Mordaunt Hall, a 1930s movie critic, wrote concerning Cleaves's film:

There are amazing scenes of natives jumping into the crystal waters, harpoon in hand, to land on the backs of the enormous sea bats. After plunging the weapon in them, they swim away and climb back over the boat's side. There are views of the San Bias Indians, of enormous land turtles, iguanas, sea tigers and Man-O'-War hawks.

==Collections and discoveries==
The expedition brought back several living reptiles:

Hon. Gifford Pinchot, who cruised the Pacific on a notable expedition, brought home with him for the National Zoological Park a specimen of the almost extinct Duncan Island tortoise, a Hood Island tortoise, four Albemarle tortoises, and three land iguanas, all from the Galapagos. These are very important additions and make the collection of giant tortoises one of the finest.

On Isla de Providencia, the expedition discovered a new lizard species, which Doris Cochran named Anolis pinchoti.

The expedition discovered the fish species Entomacrodus corneliae, which Henry Fowler named Giffordella corneliae.

The expedition's malacologist Pilsbry identified several new mollusk species, including the genus Giffordius (two species) and Chionopsis pinchoti.
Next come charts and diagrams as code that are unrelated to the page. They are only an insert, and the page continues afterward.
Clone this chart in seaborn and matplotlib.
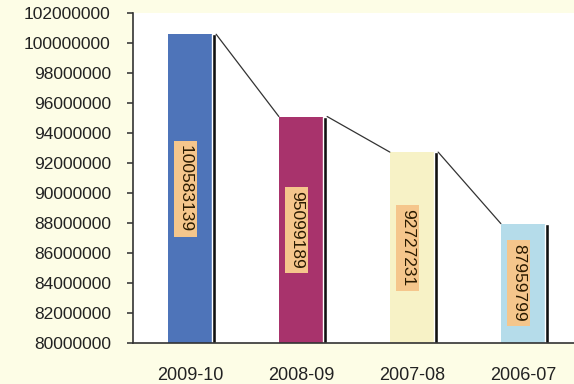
import matplotlib
matplotlib.use("Agg")
import matplotlib.pyplot as plt
import seaborn as sns
import pandas as pd
from matplotlib.ticker import FixedLocator

categories = ["2009-10", "2008-09", "2007-08", "2006-07"]
values = [100583139, 95099189, 92727231, 87959799]
bar_colors = ["#4e74b9", "#a8336c", "#f7f2c6", "#b5dcea"]
yticks = list(range(80000000, 102000001, 2000000))

sns.set_theme(style="white")
plt.rcParams['font.family'] = ['Liberation Sans', 'DejaVu Sans']

fig = plt.figure(figsize=(5.74, 3.84), dpi=100)
fig.patch.set_facecolor("#fdfde6")
ax = fig.add_axes([133/574, 41/384, 441/574, 330/384])
ax.set_facecolor("white")

df = pd.DataFrame({"cat": categories, "val": values})
sns.barplot(data=df, x="cat", y="val", hue="cat", palette=bar_colors,
            width=0.40, legend=False, ax=ax, saturation=1, edgecolor="none")

ymin = yticks[0]
# shadows
for i, v in enumerate(values):
    ax.bar(i + 0.2175, v - ymin, bottom=ymin, width=0.035, color="#111111", zorder=2)
# connector lines
for i in range(len(values) - 1):
    ax.plot([i + 0.235, i + 1 - 0.2], [values[i], values[i + 1]],
            color="#333333", lw=0.9, zorder=3)
# value labels
for i, v in enumerate(values):
    ax.text(i - 0.04, (ymin + v) / 2, str(v), rotation=270, ha="center", va="center",
            fontsize=12.5, color="#2a1a00", zorder=4,
            bbox=dict(boxstyle="square,pad=0.25", fc="#f5c68c", ec="none"))

ax.set_ylim(yticks[0], yticks[-1])
ax.set_xlim(-0.514, 3.459)
ax.set_yticks(yticks)
ax.set_yticklabels([str(t) for t in yticks], fontsize=12.5, color="#222222")
ax.set_xticks(range(len(categories)))
ax.set_xticklabels(categories, fontsize=13, color="#222222")
ax.xaxis.set_minor_locator(FixedLocator([0.5, 1.5, 2.5]))
ax.tick_params(axis="x", which="major", length=0, pad=17)
ax.tick_params(axis="x", which="minor", length=3, direction="out", color="#555555")
ax.tick_params(axis="y", length=4, direction="out", color="#444444", left=True, pad=12)
ax.set_xlabel("")
ax.set_ylabel("")
for s in ["top", "right"]:
    ax.spines[s].set_visible(False)
ax.spines["left"].set_color("#333333")
ax.spines["bottom"].set_color("#333333")
ax.spines["left"].set_linewidth(1.2)
ax.spines["bottom"].set_linewidth(1.2)

fig.savefig("out.png", dpi=100, facecolor=fig.get_facecolor())
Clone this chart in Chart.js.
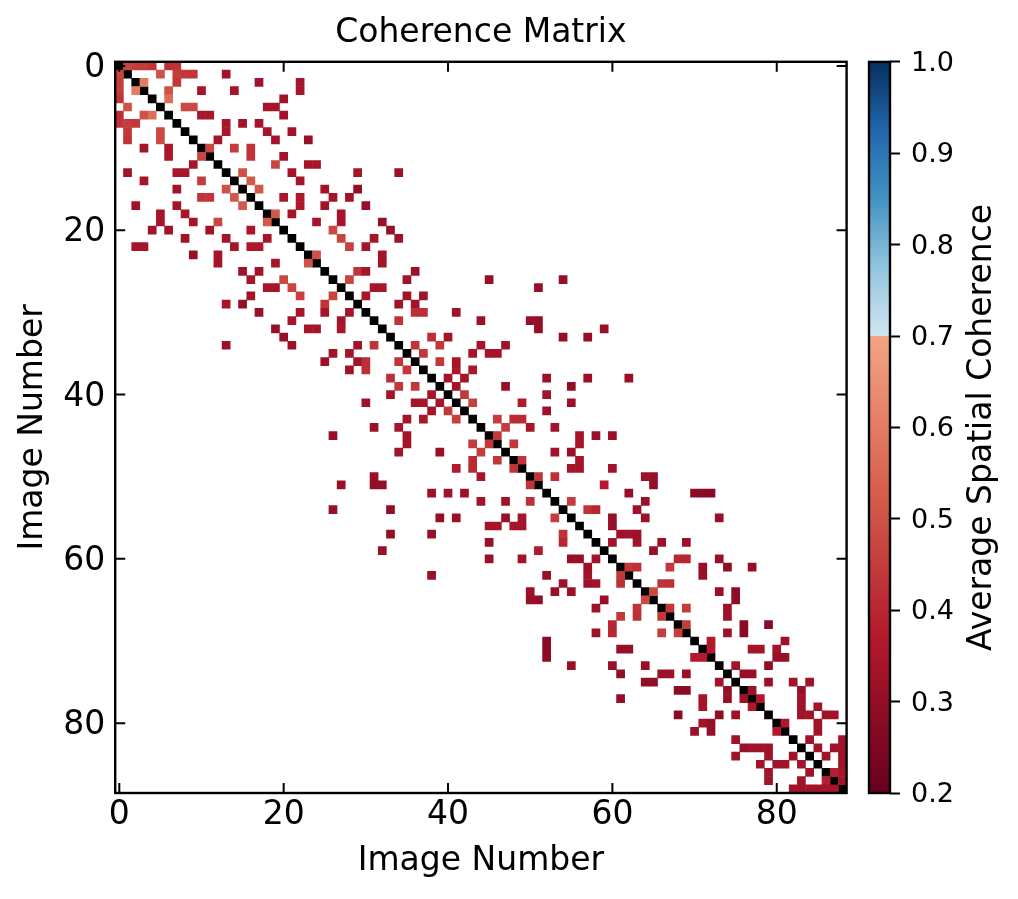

Pilsbry's claim of a new species Drymaeus pinchoti is rejected in favor of the subspecies Drymaeus rufescens pinchoti; Codakia pinchoti is rejected in favor of Codakia distinguenda.

A. K. Fisher and Alexander Wetmore, with the assistance of Pinchot Sr. and Jr., collected approximately 500 bird skins and skeletons and a few eggs; Fisher made detailed field notes.